4 reasons why your data is biased?

May 6, 2022


Nathan Cavaglione

Our ultimate mission at Fairgen is to make AI fair. Since AI is based on data, we believe this will happen through making data fair. To this end, we have created a platform that can debias datasets. But why does biased data even exist and why should we be concerned about it ? After all, data is supposed to reflect reality. Well, not exactly.

1. Data mirrors human behaviour.

Most datasets today come from historical data built by humans. Humans are discriminative. Those discriminative patterns are engraved in the data.

Example: women getting lower salaries at equal skills. If we are to train AI models with this data, the models will be discriminative too. This is a clear problem as you do not want to be teaching such a sexist pattern to an intelligent machine taking decisions at scale.

So should one look for other sources of data ? Should one stop using AI ? The best option is to simply use fairness-constrained data generation on those datasets. This will ensure the data has an equal percentage of men and women getting accepted for a loan.

2. Data reflects the past, not the future.

Any dataset being used in an ML model has been built through years of data collection. Over the years, the data distribution could have drifted to a new reality, meaning the AI model in production makes decisions with patterns of the past on input data from the present.
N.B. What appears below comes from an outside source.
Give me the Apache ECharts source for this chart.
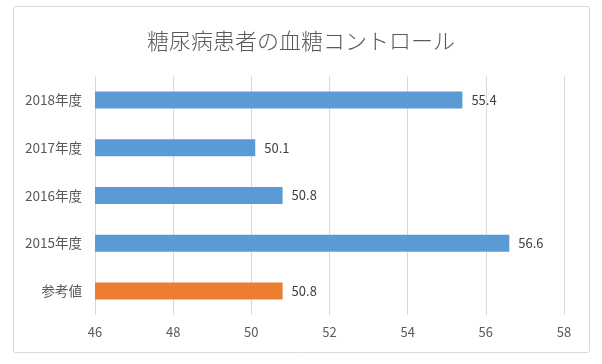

Example: an insurance AI model might give a price X to a health policy, then Corona hits, people get sick more often, and price X should be X+100. But the data is based on pre-corona so the AI model does not update its thinking to current conditions and it still prices the policy much lower than it should. This could bankrupt the company.

One solution is to use data augmentation to generate enough data to train your model using only data from this new period of time.

3. Data can create a self-fulfilling prophecy.

With the world modernizing itself with AI, the biggest danger is by far getting stuck in a bias loop.

Example: let's think of a world in the near future where AI models decide on who should get a loan using 1970 to 2020 data showing that 30% of women applicants get a loan against 60% of men. What will happen ? From 2020 to 2040, those AI models will reproduce the same sexist pattern. Then, the AI models trained in 2040 with data from the last 20 years will be trained on identically sexist data. We are in a bias loop.

This can be changed at the source with fairness-constrained data generation. On a positive note, if we get stuck in a loop of treating different subgroups equally then this is good news.

4. Data is unbalanced.

It often happens that a collected dataset fails to reflect reality because there are not enough data points of a particular subgroup.

Example: the market branding of a bank has mainly attracted male customers and the bank now has too few female data points to build a robust loan model for women.

A solution to this is data rebalancing which will increase the amount of women data points to the number of men data points.